Realization of Lie algebras and classifying spaces of crossed modules

The category of complete differential graded Lie algebras provides nice algebraic models for the rational homotopy types of non-simply connected spaces. In particular, there is a realization functor, $\langle -\rangle$, of any complete differential graded Lie algebra as a simplicial set.

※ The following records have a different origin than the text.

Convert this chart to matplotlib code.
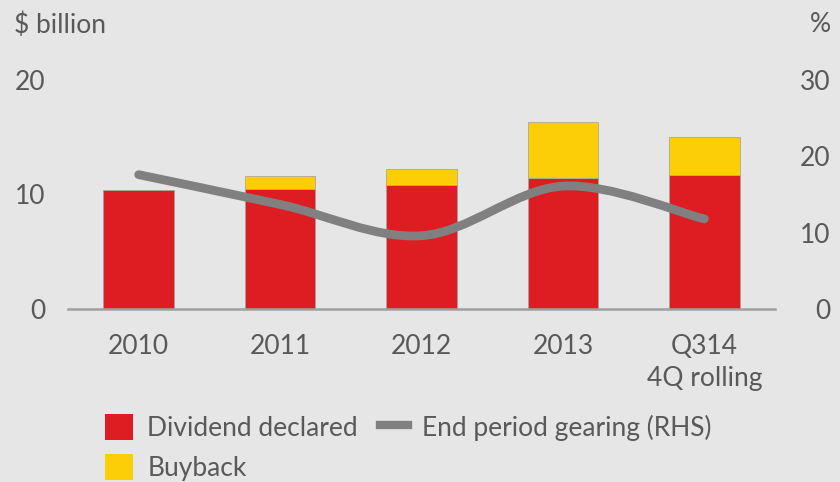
import matplotlib
matplotlib.use("Agg")
import matplotlib.pyplot as plt
from matplotlib.path import Path
from matplotlib.patches import PathPatch, Patch
from matplotlib.lines import Line2D
import numpy as np

categories = ["2010", "2011", "2012", "2013", "Q314\n4Q rolling"]
dividend = [10.4, 10.5, 10.8, 11.4, 11.7]
buyback = [0.0, 1.1, 1.45, 4.95, 3.35]
gearing = [17.6, 13.7, 9.6, 16.1, 11.8]
left_ticks = [0, 10, 20]
right_ticks = [0, 10, 20, 30]

BG = "#e6e6e6"
RED = "#dd1d21"
YEL = "#fbce07"
GREY = "#808080"
TXT = "#595959"

plt.rcParams['font.family'] = ['Lato', 'DejaVu Sans']
FS = 19

fig = plt.figure(figsize=(8.4, 4.82), dpi=100, facecolor=BG)
ax = fig.add_axes([68/840, 1-309/482, (775-68)/840, (309-80)/482])
ax.set_facecolor(BG)
x = np.arange(len(categories))
ax.bar(x, dividend, width=0.5, color=RED, edgecolor="#a8a0a0", linewidth=0.6, zorder=2)
ax.bar(x, buyback, bottom=dividend, width=0.5, color=YEL, edgecolor="#b0a890", linewidth=0.6, zorder=2)
ax.set_xlim(-0.5, 4.5)
ax.set_ylim(0, 20)
for s in ["top", "left", "right"]:
    ax.spines[s].set_visible(False)
ax.spines["bottom"].set_color("#a0a0a0")
ax.spines["bottom"].set_linewidth(1.8)
ax.set_yticks(left_ticks)
ax.set_yticklabels([str(v) for v in left_ticks])
ax.set_xticks(x)
ax.set_xticklabels(categories, linespacing=1.35)
ax.tick_params(axis="both", length=0, labelsize=FS, labelcolor=TXT)
ax.tick_params(axis="y", pad=16)
ax.tick_params(axis="x", pad=18)

ax2 = ax.twinx()
ax2.set_ylim(0, 30)
for s in ["top", "left", "right", "bottom"]:
    ax2.spines[s].set_visible(False)
ax2.set_yticks(right_ticks)
ax2.set_yticklabels([str(v) for v in right_ticks])
ax2.tick_params(axis="y", length=0, labelsize=FS, labelcolor=TXT, pad=40)
for lab in ax2.get_yticklabels():
    lab.set_horizontalalignment("right")

# smooth gearing line (Catmull-Rom -> cubic Bezier)
pts = np.column_stack([x, gearing]).astype(float)
n = len(pts)
verts = [tuple(pts[0])]
codes = [Path.MOVETO]
for i in range(n - 1):
    p0 = pts[max(i - 1, 0)]
    p1 = pts[i]
    p2 = pts[i + 1]
    p3 = pts[min(i + 2, n - 1)]
    c1 = p1 + (p2 - p0) / 6.0
    c2 = p2 - (p3 - p1) / 6.0
    verts += [tuple(c1), tuple(c2), tuple(p2)]
    codes += [Path.CURVE4] * 3
ax2.add_patch(PathPatch(Path(verts, codes), facecolor="none", edgecolor=GREY,
                        linewidth=6.3, capstyle="round", joinstyle="round", zorder=3))

fig.text(14/840, 1-25/482, "$ billion", fontsize=FS, color=TXT, ha="left", va="center")
fig.text(831/840, 1-25/482, "%", fontsize=FS, color=TXT, ha="right", va="center")

handles = [Patch(facecolor=RED, edgecolor="none"),
           Patch(facecolor=YEL, edgecolor="none"),
           Line2D([0], [0], color=GREY, linewidth=6)]
labels = ["Dividend declared", "Buyback", "End period gearing (RHS)"]
fig.legend(handles, labels, ncol=2, loc="upper left", bbox_to_anchor=(105/840, 1-414/482),
           frameon=False, fontsize=FS, labelcolor=TXT, handlelength=1.05, handleheight=1.15,
           handletextpad=0.55, columnspacing=0.85, labelspacing=0.5, borderaxespad=0,
           borderpad=0)

fig.savefig("out.png", dpi=100, facecolor=BG)
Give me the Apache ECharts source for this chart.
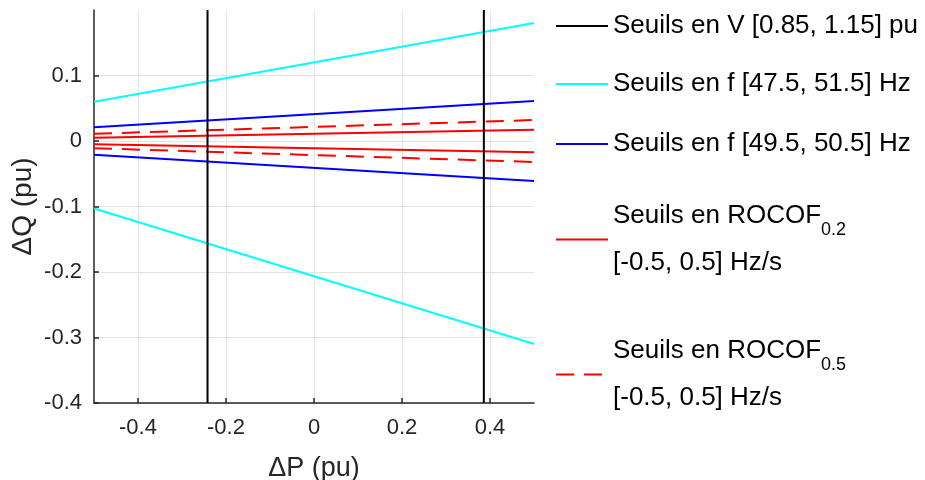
<!DOCTYPE html>
<html>
<head>
<meta charset="utf-8">
<script src="https://cdn.jsdelivr.net/npm/echarts@6/dist/echarts.min.js"></script>
<style>
html,body{margin:0;padding:0;background:#fff;}
#chart{width:925px;height:480px;}
</style>
</head>
<body>
<div id="chart"></div>
<script>
// ---- data ----
const xEnds = [-0.5, 0.5];              // ΔP at the ends of each threshold line
const yLimits = [-0.4, 0.2];            // ΔQ range spanned by the voltage thresholds
const vThresholds = [-0.242, 0.386];    // Seuils en V (vertical lines, ΔP)
const fWideUpper = [0.060, 0.180];      // Seuils en f [47.5, 51.5] Hz
const fWideLower = [-0.103, -0.310];
const fNarrowUpper = [0.021, 0.061];    // Seuils en f [49.5, 50.5] Hz
const fNarrowLower = [-0.021, -0.061];
const rocof02Upper = [0.005, 0.017];    // Seuils en ROCOF0.2
const rocof02Lower = [-0.005, -0.017];
const rocof05Upper = [0.011, 0.032];    // Seuils en ROCOF0.5
const rocof05Lower = [-0.011, -0.032];

const names = [
  'Seuils en V [0.85, 1.15] pu',
  'Seuils en f [47.5, 51.5] Hz',
  'Seuils en f [49.5, 50.5] Hz',
  'ROCOF02',
  'ROCOF05'
];

const pair = (ys) => xEnds.map((x, i) => [x, ys[i]]);
const vert = (x) => yLimits.map(y => [x, y]);

function lineSeries(name, data, color, type, width) {
  return {
    type: 'line', name: name, data: data, symbol: 'none',
    lineStyle: { color: color, width: width || 2, type: type || 'solid' },
    itemStyle: { color: color },
    silent: true, animation: false
  };
}

const series = [
  lineSeries(names[1], pair(fWideUpper), '#00FFFF'),
  lineSeries(names[1], pair(fWideLower), '#00FFFF'),
  lineSeries(names[2], pair(fNarrowUpper), '#0000FF'),
  lineSeries(names[2], pair(fNarrowLower), '#0000FF'),
  lineSeries(names[3], pair(rocof02Upper), '#FF0000'),
  lineSeries(names[3], pair(rocof02Lower), '#FF0000'),
  lineSeries(names[4], pair(rocof05Upper), '#FF0000', [18, 10]),
  lineSeries(names[4], pair(rocof05Lower), '#FF0000', [18, 10]),
  lineSeries(names[0], vert(vThresholds[0]), '#000000', 'solid', 2),
  lineSeries(names[0], vert(vThresholds[1]), '#000000', 'solid', 2)
];

const FONT = '"Liberation Sans", Arial, Helvetica, sans-serif';

const legendBase = {
  orient: 'vertical', left: 555, padding: 0,
  itemWidth: 52, itemHeight: 1, itemGap: 0,
  selectedMode: false,
  itemStyle: { opacity: 0 },
  textStyle: { fontFamily: FONT, fontSize: 26, color: '#000', lineHeight: 30 }
};
const rocofRich = {
  a: { fontFamily: FONT, fontSize: 26, color: '#000', lineHeight: 47 },
  sub: { fontFamily: FONT, fontSize: 18, color: '#000', lineHeight: 16, verticalAlign: 'bottom' }
};

const legends = [
  Object.assign({}, legendBase, { top: 11, data: [names[0]] }),
  Object.assign({}, legendBase, { top: 69, data: [names[1]] }),
  Object.assign({}, legendBase, { top: 129, data: [names[2]] }),
  Object.assign({}, legendBase, { top: 203, data: [names[3]],
    formatter: () => '{a|Seuils en ROCOF}{sub|0.2}\n{a|[-0.5, 0.5] Hz/s}',
    textStyle: { rich: rocofRich } }),
  Object.assign({}, legendBase, { top: 338, data: [names[4]],
    formatter: () => '{a|Seuils en ROCOF}{sub|0.5}\n{a|[-0.5, 0.5] Hz/s}',
    textStyle: { rich: rocofRich } })
];

const axisCol = '#262626';
const option = {
  animation: false,
  backgroundColor: '#fff',
  grid: { left: 94, top: 10, width: 440, height: 393, outerBoundsMode: 'none', containLabel: false },
  legend: legends,
  xAxis: {
    type: 'value', min: xEnds[0], max: xEnds[1], splitNumber: 5,
    name: 'ΔP (pu)', nameLocation: 'middle', nameGap: 52,
    nameTextStyle: { fontFamily: FONT, fontSize: 27, color: axisCol },
    axisLine: { show: true, onZero: false, lineStyle: { color: axisCol, width: 1.5 } },
    axisTick: { show: true, inside: true, length: 5, lineStyle: { color: axisCol, width: 1.5 } },
    axisLabel: { fontFamily: FONT, fontSize: 22, color: axisCol, margin: 14,
      showMinLabel: false, showMaxLabel: false },
    splitLine: { show: true, showMinLine: false, showMaxLine: false, lineStyle: { color: '#e3e3e3', width: 1 } }
  },
  yAxis: {
    type: 'value', min: yLimits[0], max: yLimits[1], interval: 0.1,
    name: 'ΔQ (pu)', nameLocation: 'middle', nameGap: 57,
    nameTextStyle: { fontFamily: FONT, fontSize: 28, color: axisCol },
    axisLine: { show: true, onZero: false, lineStyle: { color: axisCol, width: 1.5 } },
    axisTick: { show: true, inside: true, length: 5, lineStyle: { color: axisCol, width: 1.5 } },
    axisLabel: { fontFamily: FONT, fontSize: 22, color: axisCol, margin: 12, showMaxLabel: false },
    splitLine: { show: true, showMinLine: false, showMaxLine: false, lineStyle: { color: '#e3e3e3', width: 1 } }
  },
  series: series
};

const chart = echarts.init(document.getElementById('chart'), null, { renderer: 'canvas' });
chart.setOption(option);
</script>
</body>
</html>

In a previous article, we considered the particular case of a complete graded Lie algebra, $L_{0}$, concentrated in degree 0 and proved that $\langle L_{0}\rangle$ is isomorphic to the usual bar construction on the Malcev group associated to $L_{0}$. Here we consider the case of a complete differential graded Lie algebra, $L=L_{0}\oplus L_{1}$, concentrated in degrees 0 and 1. We establish that the category of such two-stage Lie algebras is equivalent to explicit subcategories of crossed modules and Lie algebra crossed modules, extending the equivalence between pronilpotent Lie algebras and Malcev groups. In particular, there is a crossed module $\mathcal{C}(L)$ associated to $L$. We prove that $\mathcal{C}(L)$ is isomorphic to the Whitehead crossed module associated to the simplicial pair $(\langle L\rangle, \langle L_{0}\rangle)$. Our main result is the identification of $\langle L\rangle$ with the classifying space of $\mathcal{C}(L)$.